Nuestro reconocimiento a la ingrata dedicación de los políticos honestos a trabajar por los demás, pero, visto lo visto, parece bastante evidente que el futuro de un político no depende de que sepa, o no, resolver los problemas de los ciudadanos, sino de que sepa salir airoso de sus enfrentamientos dialécticos en los foros públicos. Da la impresión de que se sienten muy satisfechos cuando consiguen rellenar, con un caudal más o menos fluido de palabras, los segundos subsiguientes a una pregunta comprometida, aunque lo que digan no responda en absoluto a la pregunta. Han aprendido a usar tan bien las palabras que hacen malabarismos con ellas para ocultar lo que realmente piensan, para esconderse detrás de ellas. En algunas situaciones, resulta patético verles pasar por el mal trago de tener que defender lo indefendible, o de decir algo y desdecirse de ello de la noche a la mañana, o, peor aún, de afirmar una cosa y la contraria en ese mismo espacio de tiempo, sobre todo cuando a duras penas consiguen ocultar que se ven obligados a hacerlo por no romper la disciplina de partido y la fidelidad al mismo o, simplemente, a sus superiores jerárquicos.

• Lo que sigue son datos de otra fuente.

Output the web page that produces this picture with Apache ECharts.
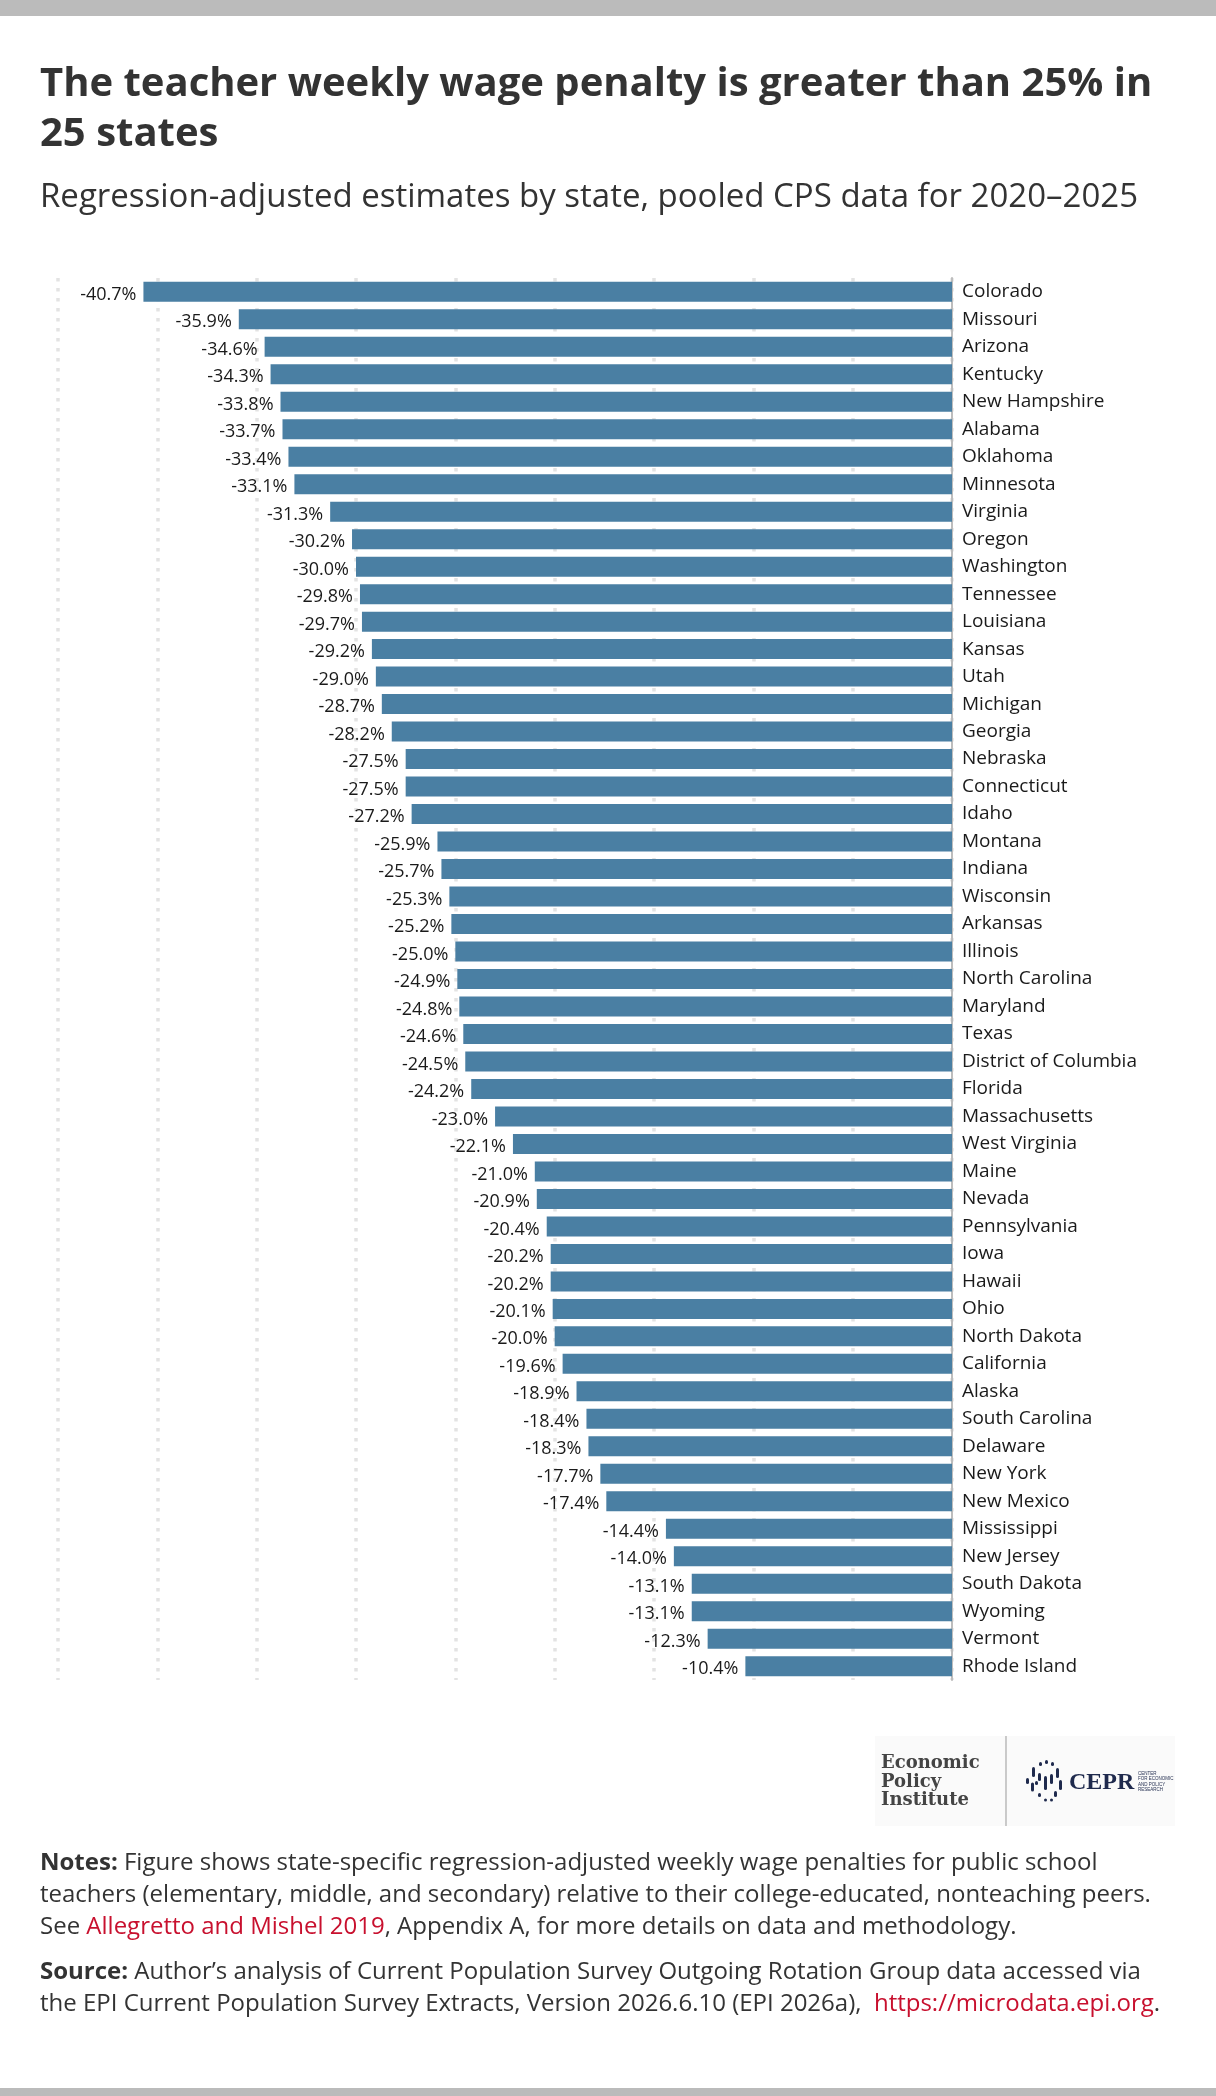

La consecuencia es que, frecuentemente, tenemos la sensación de que cuando los políticos hablan así lo hacen subestimando nuestra capacidad intelectual, la de quienes les hemos encargado que nos gobiernen o que vigilen a quienes han de hacerlo.

Seguramente, esperar otro comportamiento de ellos en ese terreno es de una candidez cuasi infantil, pero nos negamos a aceptar que la perversión del lenguaje sea lo más característico del menos malo de los sistemas políticos.